DO THIS :: Output the material exactly, but drop every image it holds.

INFORMATION SHOWN ::
++++++++

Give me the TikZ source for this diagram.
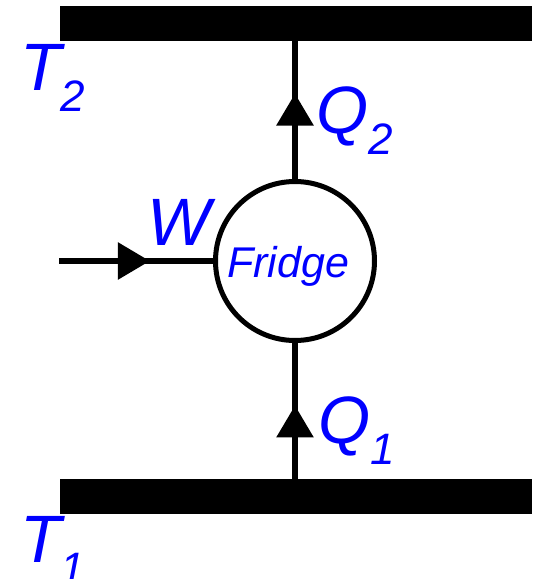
\documentclass[tikz,border=0pt]{standalone}
\usepackage{fontspec}
\setmainfont{Liberation Sans}
\usepackage{xcolor}
\usetikzlibrary{arrows.meta,positioning,decorations.markings}
\definecolor{label}{HTML}{0000FF}
\tikzset{reservoir/.style={fill=black,draw=none,minimum width=472pt,minimum height=35pt,inner sep=0pt},fridgebox/.style={circle,draw=black,line width=5pt,minimum size=159pt,inner sep=0pt},flow/.style={draw=black,line width=6pt,postaction={decorate},decoration={markings,mark=at position #1 with {\arrow{Triangle[length=32pt,width=36pt]}}}},sym/.style={text=label,font=\fontsize{67}{67}\selectfont\itshape,inner sep=0pt,anchor=base west}}
\newcommand\lowsub[1]{\raisebox{-21pt}{\fontsize{44}{44}\selectfont #1}}

\begin{document}
\begin{tikzpicture}[x=1pt,y=-1pt]
 \useasboundingbox (0,0) rectangle (539,579);
 \node[reservoir] (hot) at (296,23.5) {}; \node[reservoir] (cold) at (296,496.5) {};
 \node[fridgebox] (fridge) at (295,261) {};
 \coordinate (wsrc) at (59,261);
 \draw[flow=0.54] (cold.north -| fridge.south) -- (fridge.south);
 \draw[flow=0.62] (fridge.north) -- (hot.south -| fridge.north);
 \draw[flow=0.59] (wsrc) -- (fridge.west);
 \node[sym] (t2) at (20,90) {T\kern-1pt\lowsub{2}}; \node[sym] (t1) at (20,562) {T\kern-1pt\lowsub{1}};
 \node[sym] (q2) at (316,133) {Q\lowsub{2}}; \node[sym] (q1) at (318,443) {Q\lowsub{1}};
 \node[sym] (w) at (147,245) {W};
 \node[text=label,font=\fontsize{43}{43}\selectfont\itshape,inner sep=0pt,anchor=base] (fridgetext) at (288,277) {Fridge};
\end{tikzpicture}
\end{document}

++++++++

REPLY ::
Give me the TikZ source for this diagram.
\documentclass[tikz,border=0pt]{standalone}
\usepackage{fontspec}
\setmainfont{Liberation Sans}
\usepackage{xcolor}
\usetikzlibrary{arrows.meta,positioning,decorations.markings}
\definecolor{label}{HTML}{0000FF}
\tikzset{reservoir/.style={fill=black,draw=none,minimum width=472pt,minimum height=35pt,inner sep=0pt},fridgebox/.style={circle,draw=black,line width=5pt,minimum size=159pt,inner sep=0pt},flow/.style={draw=black,line width=6pt,postaction={decorate},decoration={markings,mark=at position #1 with {\arrow{Triangle[length=32pt,width=36pt]}}}},sym/.style={text=label,font=\fontsize{67}{67}\selectfont\itshape,inner sep=0pt,anchor=base west}}
\newcommand\lowsub[1]{\raisebox{-21pt}{\fontsize{44}{44}\selectfont #1}}

\begin{document}
\begin{tikzpicture}[x=1pt,y=-1pt]
 \useasboundingbox (0,0) rectangle (539,579);
 \node[reservoir] (hot) at (296,23.5) {}; \node[reservoir] (cold) at (296,496.5) {};
 \node[fridgebox] (fridge) at (295,261) {};
 \coordinate (wsrc) at (59,261);
 \draw[flow=0.54] (cold.north -| fridge.south) -- (fridge.south);
 \draw[flow=0.62] (fridge.north) -- (hot.south -| fridge.north);
 \draw[flow=0.59] (wsrc) -- (fridge.west);
 \node[sym] (t2) at (20,90) {T\kern-1pt\lowsub{2}}; \node[sym] (t1) at (20,562) {T\kern-1pt\lowsub{1}};
 \node[sym] (q2) at (316,133) {Q\lowsub{2}}; \node[sym] (q1) at (318,443) {Q\lowsub{1}};
 \node[sym] (w) at (147,245) {W};
 \node[text=label,font=\fontsize{43}{43}\selectfont\itshape,inner sep=0pt,anchor=base] (fridgetext) at (288,277) {Fridge};
\end{tikzpicture}
\end{document}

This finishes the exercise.